* **WRITTEN PROBLEM**:
Reproduce exactly, with no pictures, each line from the opening of the material down through the line containing "const barPct = 0.4;".

* **SOURCE EXCERPT**:
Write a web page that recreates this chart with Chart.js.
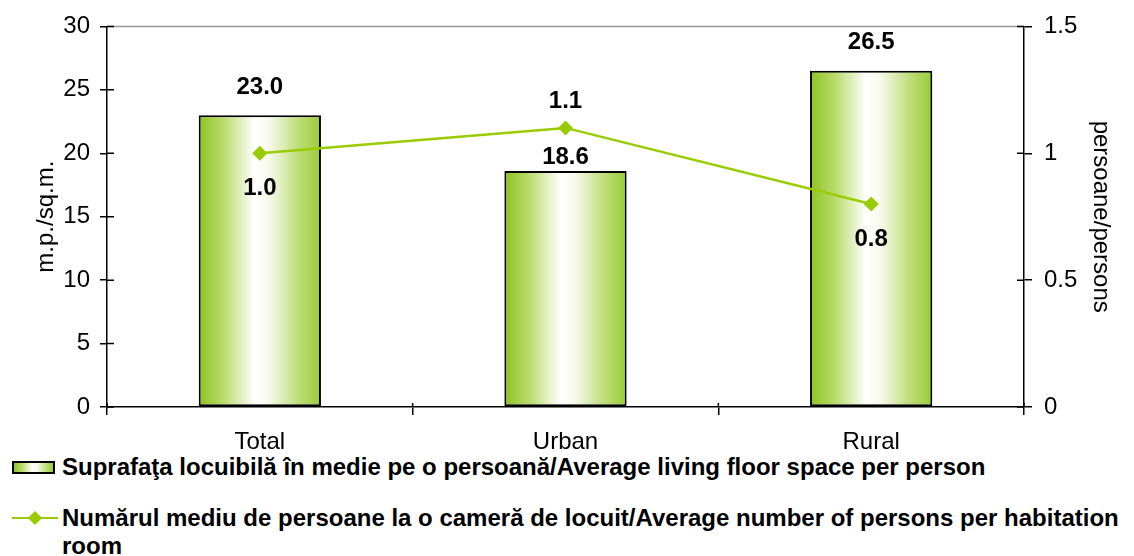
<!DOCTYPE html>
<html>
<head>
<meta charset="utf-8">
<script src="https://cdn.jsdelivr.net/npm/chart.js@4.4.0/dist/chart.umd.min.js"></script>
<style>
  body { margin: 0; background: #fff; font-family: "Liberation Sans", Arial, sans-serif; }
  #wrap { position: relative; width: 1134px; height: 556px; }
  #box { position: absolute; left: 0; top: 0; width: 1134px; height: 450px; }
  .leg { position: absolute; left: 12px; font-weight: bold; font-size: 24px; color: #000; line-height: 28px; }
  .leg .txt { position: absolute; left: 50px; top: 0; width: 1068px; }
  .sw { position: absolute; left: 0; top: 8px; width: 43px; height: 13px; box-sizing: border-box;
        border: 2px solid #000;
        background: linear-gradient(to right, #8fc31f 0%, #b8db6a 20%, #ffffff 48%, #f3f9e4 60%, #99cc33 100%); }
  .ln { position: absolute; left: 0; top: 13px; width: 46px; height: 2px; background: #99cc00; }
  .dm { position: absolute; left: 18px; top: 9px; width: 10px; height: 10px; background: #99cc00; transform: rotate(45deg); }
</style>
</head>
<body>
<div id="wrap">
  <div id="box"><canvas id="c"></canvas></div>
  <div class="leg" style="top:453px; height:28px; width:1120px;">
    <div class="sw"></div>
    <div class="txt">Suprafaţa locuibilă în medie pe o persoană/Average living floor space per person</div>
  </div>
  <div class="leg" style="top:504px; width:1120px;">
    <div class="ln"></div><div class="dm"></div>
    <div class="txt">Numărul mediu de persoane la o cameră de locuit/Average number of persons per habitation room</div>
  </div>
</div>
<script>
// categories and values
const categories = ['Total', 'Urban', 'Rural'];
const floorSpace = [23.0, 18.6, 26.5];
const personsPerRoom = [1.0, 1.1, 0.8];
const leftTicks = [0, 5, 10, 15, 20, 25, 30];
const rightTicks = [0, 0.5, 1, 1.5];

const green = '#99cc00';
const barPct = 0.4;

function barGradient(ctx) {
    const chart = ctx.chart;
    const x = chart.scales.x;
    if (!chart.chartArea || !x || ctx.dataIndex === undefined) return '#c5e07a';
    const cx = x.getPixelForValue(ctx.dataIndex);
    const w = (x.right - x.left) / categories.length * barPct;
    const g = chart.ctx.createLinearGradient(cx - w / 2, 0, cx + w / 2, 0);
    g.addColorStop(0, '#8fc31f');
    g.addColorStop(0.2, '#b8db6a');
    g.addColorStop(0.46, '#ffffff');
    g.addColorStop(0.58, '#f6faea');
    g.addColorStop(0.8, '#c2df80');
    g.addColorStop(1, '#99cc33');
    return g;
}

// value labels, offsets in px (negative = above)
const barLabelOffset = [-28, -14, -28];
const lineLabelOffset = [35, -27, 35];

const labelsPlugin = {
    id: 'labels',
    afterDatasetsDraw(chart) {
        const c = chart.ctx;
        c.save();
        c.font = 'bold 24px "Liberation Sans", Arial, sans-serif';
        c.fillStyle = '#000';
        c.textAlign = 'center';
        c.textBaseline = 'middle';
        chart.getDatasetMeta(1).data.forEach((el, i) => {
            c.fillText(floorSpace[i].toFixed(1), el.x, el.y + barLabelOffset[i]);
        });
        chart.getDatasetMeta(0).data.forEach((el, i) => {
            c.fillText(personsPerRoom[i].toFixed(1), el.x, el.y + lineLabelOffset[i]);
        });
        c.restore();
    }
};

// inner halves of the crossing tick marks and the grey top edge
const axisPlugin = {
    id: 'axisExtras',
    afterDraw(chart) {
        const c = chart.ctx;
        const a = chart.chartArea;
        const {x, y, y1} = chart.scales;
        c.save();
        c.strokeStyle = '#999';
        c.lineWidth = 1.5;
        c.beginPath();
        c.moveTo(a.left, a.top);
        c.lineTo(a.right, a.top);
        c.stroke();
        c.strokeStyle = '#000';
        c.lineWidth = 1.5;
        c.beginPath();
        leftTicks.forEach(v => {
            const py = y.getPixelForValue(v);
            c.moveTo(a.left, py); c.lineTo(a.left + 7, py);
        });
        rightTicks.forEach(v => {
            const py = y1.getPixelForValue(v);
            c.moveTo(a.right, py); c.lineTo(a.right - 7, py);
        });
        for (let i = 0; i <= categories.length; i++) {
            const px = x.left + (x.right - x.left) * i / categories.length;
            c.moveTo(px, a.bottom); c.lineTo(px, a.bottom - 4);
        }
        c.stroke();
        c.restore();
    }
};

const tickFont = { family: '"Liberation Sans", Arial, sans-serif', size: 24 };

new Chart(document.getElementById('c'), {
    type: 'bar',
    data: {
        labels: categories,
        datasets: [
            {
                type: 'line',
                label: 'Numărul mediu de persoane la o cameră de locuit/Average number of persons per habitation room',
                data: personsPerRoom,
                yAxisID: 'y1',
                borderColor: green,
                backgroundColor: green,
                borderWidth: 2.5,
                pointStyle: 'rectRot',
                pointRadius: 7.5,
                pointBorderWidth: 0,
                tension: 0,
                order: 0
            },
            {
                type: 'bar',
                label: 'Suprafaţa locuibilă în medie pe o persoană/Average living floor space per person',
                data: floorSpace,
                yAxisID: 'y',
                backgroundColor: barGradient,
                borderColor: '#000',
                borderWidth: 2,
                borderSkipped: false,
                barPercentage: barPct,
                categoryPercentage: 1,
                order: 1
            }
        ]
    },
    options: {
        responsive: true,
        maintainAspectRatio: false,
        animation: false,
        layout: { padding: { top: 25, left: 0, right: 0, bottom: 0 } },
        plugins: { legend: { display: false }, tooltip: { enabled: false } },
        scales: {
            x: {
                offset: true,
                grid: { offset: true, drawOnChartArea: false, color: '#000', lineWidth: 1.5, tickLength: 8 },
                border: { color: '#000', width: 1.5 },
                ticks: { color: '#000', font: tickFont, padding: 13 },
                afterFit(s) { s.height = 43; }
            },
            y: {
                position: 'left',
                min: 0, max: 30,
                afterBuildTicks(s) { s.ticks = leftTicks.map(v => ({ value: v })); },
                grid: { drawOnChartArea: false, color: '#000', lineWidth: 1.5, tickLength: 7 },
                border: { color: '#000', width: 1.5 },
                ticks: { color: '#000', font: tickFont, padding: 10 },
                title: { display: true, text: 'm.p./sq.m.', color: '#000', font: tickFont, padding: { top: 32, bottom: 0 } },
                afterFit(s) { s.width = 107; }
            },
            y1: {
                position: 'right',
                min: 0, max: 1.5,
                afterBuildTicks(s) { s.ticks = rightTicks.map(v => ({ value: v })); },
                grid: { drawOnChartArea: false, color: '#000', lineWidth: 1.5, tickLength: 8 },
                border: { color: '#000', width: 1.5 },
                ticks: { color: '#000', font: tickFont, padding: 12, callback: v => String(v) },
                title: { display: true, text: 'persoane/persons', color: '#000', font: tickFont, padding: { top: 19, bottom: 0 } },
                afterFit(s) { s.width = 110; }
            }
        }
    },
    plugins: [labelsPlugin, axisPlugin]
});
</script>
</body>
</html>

* **EXERCISE RESPONSE**:
Write a web page that recreates this chart with Chart.js.
<!DOCTYPE html>
<html>
<head>
<meta charset="utf-8">
<script src="https://cdn.jsdelivr.net/npm/chart.js@4.4.0/dist/chart.umd.min.js"></script>
<style>
  body { margin: 0; background: #fff; font-family: "Liberation Sans", Arial, sans-serif; }
  #wrap { position: relative; width: 1134px; height: 556px; }
  #box { position: absolute; left: 0; top: 0; width: 1134px; height: 450px; }
  .leg { position: absolute; left: 12px; font-weight: bold; font-size: 24px; color: #000; line-height: 28px; }
  .leg .txt { position: absolute; left: 50px; top: 0; width: 1068px; }
  .sw { position: absolute; left: 0; top: 8px; width: 43px; height: 13px; box-sizing: border-box;
        border: 2px solid #000;
        background: linear-gradient(to right, #8fc31f 0%, #b8db6a 20%, #ffffff 48%, #f3f9e4 60%, #99cc33 100%); }
  .ln { position: absolute; left: 0; top: 13px; width: 46px; height: 2px; background: #99cc00; }
  .dm { position: absolute; left: 18px; top: 9px; width: 10px; height: 10px; background: #99cc00; transform: rotate(45deg); }
</style>
</head>
<body>
<div id="wrap">
  <div id="box"><canvas id="c"></canvas></div>
  <div class="leg" style="top:453px; height:28px; width:1120px;">
    <div class="sw"></div>
    <div class="txt">Suprafaţa locuibilă în medie pe o persoană/Average living floor space per person</div>
  </div>
  <div class="leg" style="top:504px; width:1120px;">
    <div class="ln"></div><div class="dm"></div>
    <div class="txt">Numărul mediu de persoane la o cameră de locuit/Average number of persons per habitation room</div>
  </div>
</div>
<script>
// categories and values
const categories = ['Total', 'Urban', 'Rural'];
const floorSpace = [23.0, 18.6, 26.5];
const personsPerRoom = [1.0, 1.1, 0.8];
const leftTicks = [0, 5, 10, 15, 20, 25, 30];
const rightTicks = [0, 0.5, 1, 1.5];

const green = '#99cc00';
const barPct = 0.4;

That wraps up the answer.